2023 Indian Bengali-language film

Kaberi Antardhan is a 2023 Indian Bengali language period romantic thriller film written and directed by Kaushik Ganguly. It is produced by Nispal Singh under the banner of Surinder Films. The film stars Srabanti Chatterjee and Prosenjit Chatterjee in lead roles.

The story revolves around a crime and a love story at North Bengal during the Indian Emergency Period. It won the National Film Award for Best Feature Film in Bengali at the 70th National Film Awards.

== Plot ==
Set in the backdrop of Naxalbari uprising, the film focuses on a joint family consisting Mrinmoy Ghosh, an encounter specialist; his wife Nayantara and their young son who hates his father for his political beliefs. The family also consists Kaberi, Mrinmoy's sister and Amiyo, her husband.

The film starts when Mrinmoy Ghosh (Kaushik Sen), the hot-headed police officer in Hatimara, known for hunting down Naxal insurgents in his area, is found dead at his residence. Arghya Sen (Prosenjit), a charming middle-aged bachelor, who takes Mrinmoy`s son Amartya`s art classes, visits their house when the mystery unfolds. On his arrival, he learns that not only has Mrinmoy been killed, but Kaberi Bhattacharya (Srabanti), Mrinmoy`s sister, is also missing.

Will the new officer-in-charge, Pritam Singh (Indraneil), be able to help Arghya and Mrinmoy`s family track down Kaberi, and decode the clues behind Mrinmoy`s murder, in the midst of a politically tumultuous era? Or will the drunk and irresponsible detective Gokul Debnath derail the investigations, and bring unforeseen truths to light?

== Cast ==

- Srabanti Chatterjee as Kaberi Bhattacharya
- Prosenjit Chatterjee as Arghyakamal Sen
- Ambarish Bhattacharya as Amiyo Bhattacharya, Kaberi's husband
- Kaushik Ganguly as Detective Gokul Chandra Debnath
- Kaushik Sen as Mrinmoy Ghosh, Kaberi's brother
- Churni Ganguly as Nayantara Ghosh, Mrinmoy's wife
- Indraneil Sengupta as Inspector Pritam Singh
- Purab Seal Acharya as Aranya Ghosh, Mrinmoy's son
- Ardhendu Banerjee as Amiyo Sen, Arghyakamal's father
- Indrasish Roy
- Arun Guha Thakurata

== Release ==
The official trailer was unveiled on 23 December 2022. The film was released theatrically on 20 January 2023.

== Reception ==
In OTTPlay, Shamayita Chakraborty praised the ensemble cast and music, but criticized the climax stating "Despite its shortcomings, Kaberi Antardhan is a must-watch for it is made by one of the leading filmmakers of our time. It is gripping most of the time and one cannot afford to miss the performances of some of the best actors."

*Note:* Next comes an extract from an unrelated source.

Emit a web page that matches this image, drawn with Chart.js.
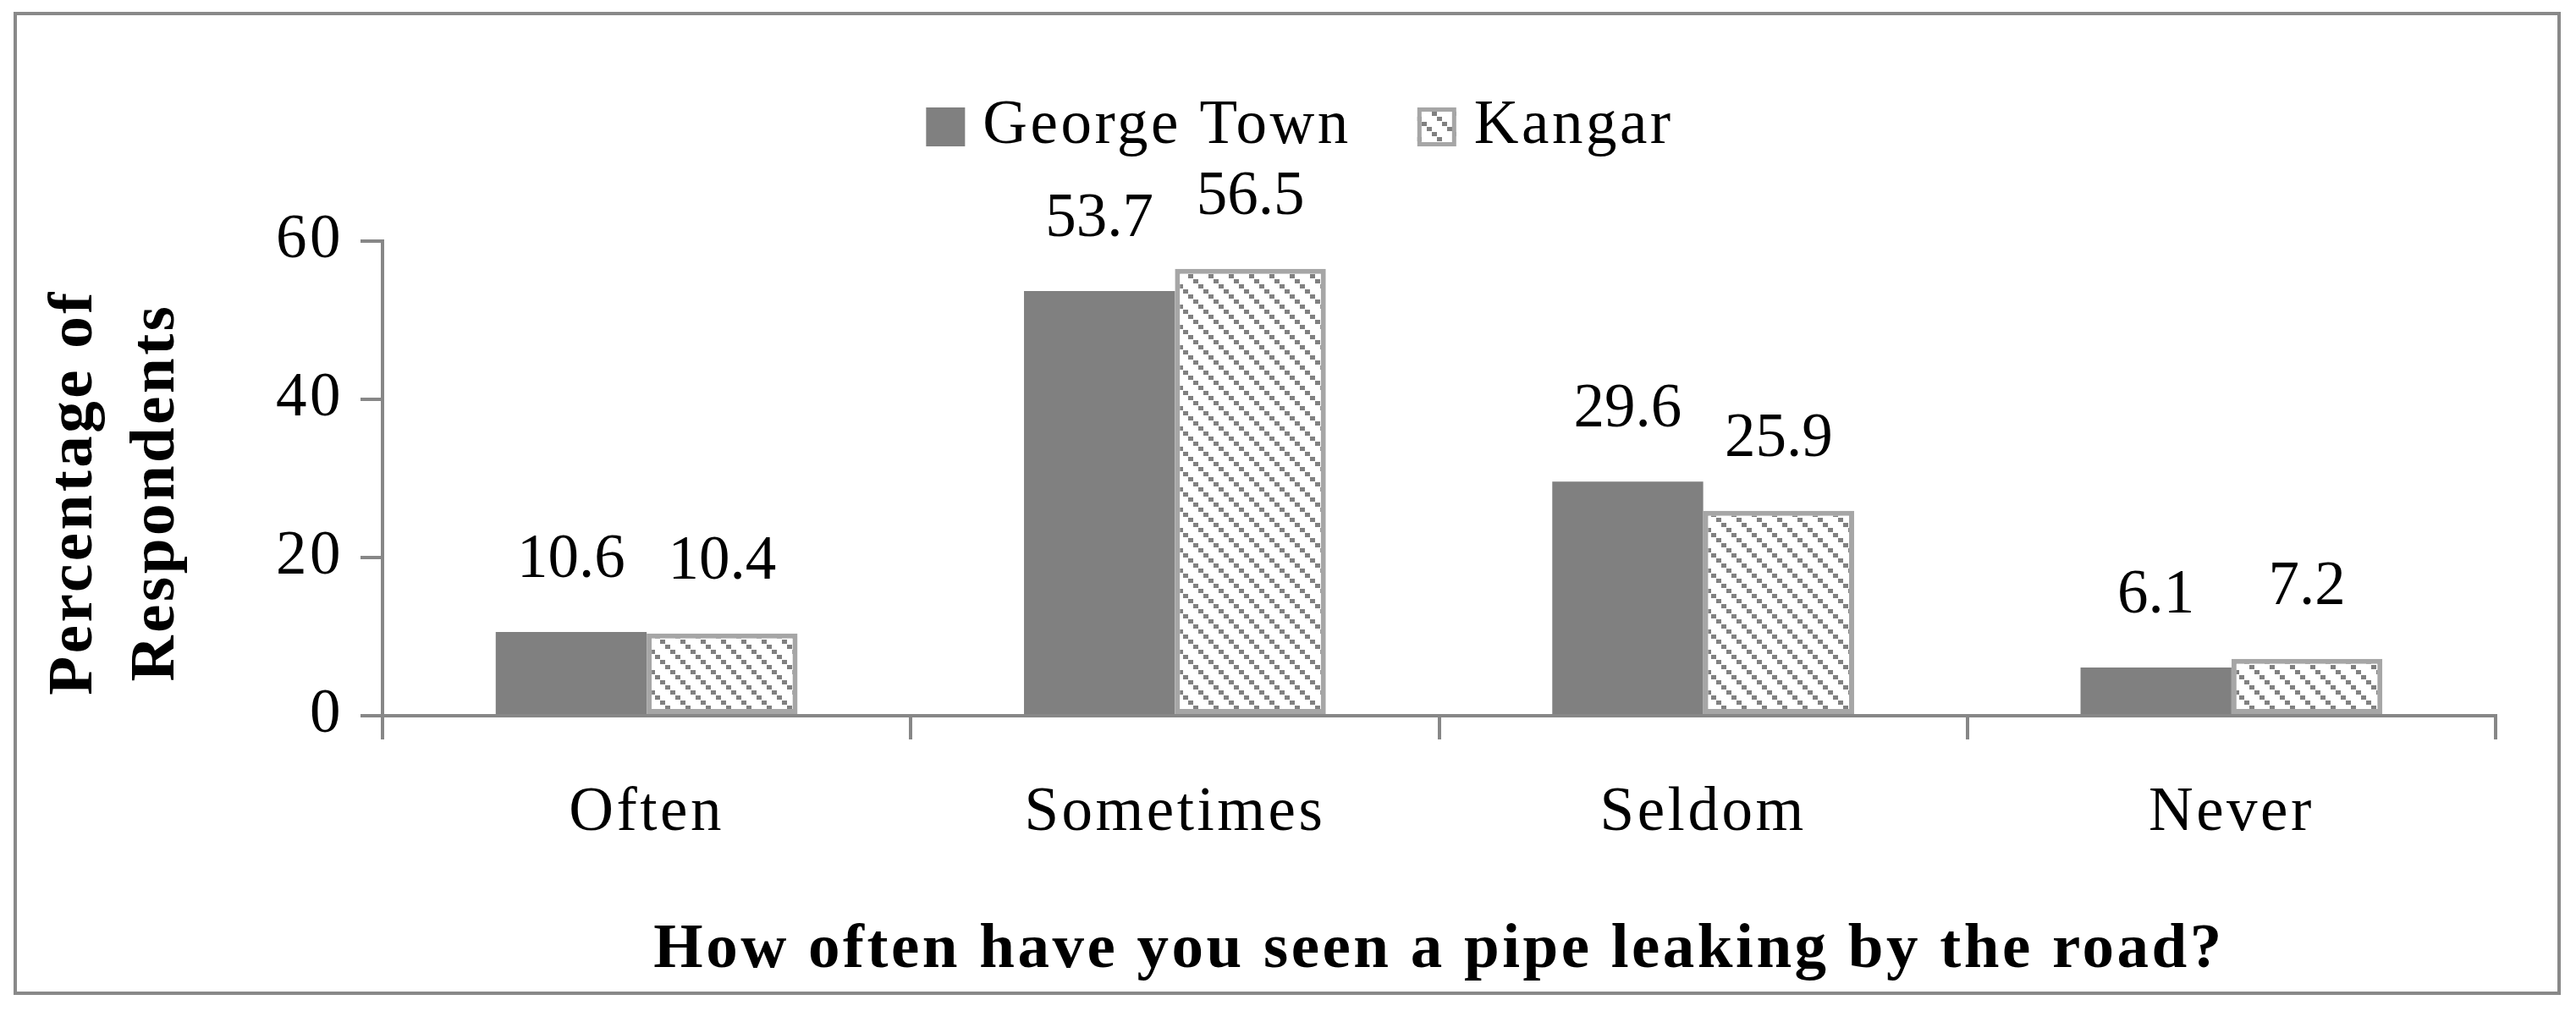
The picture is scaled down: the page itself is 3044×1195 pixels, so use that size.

Atanu Ghosh of The Telegraph praised the acting of the whole cast and also appreciated the way of narration. He wrote "Kaberi Antardhan authentically explores the complexities of the human mind and its idiosyncrasies in times of acute external crisis." Ranita Goswami of Hindustan Times praised the screenplay, directorial performance, cinematography and editing of the film. He wrote "The scenes of the past, the events of the present all come together to deepen the tangle of mystery to create a fog of politics." Anandabazar Patrika also reviewed the film and mentioned the engaging acting, director's vision and screenplay to be highlights of the film.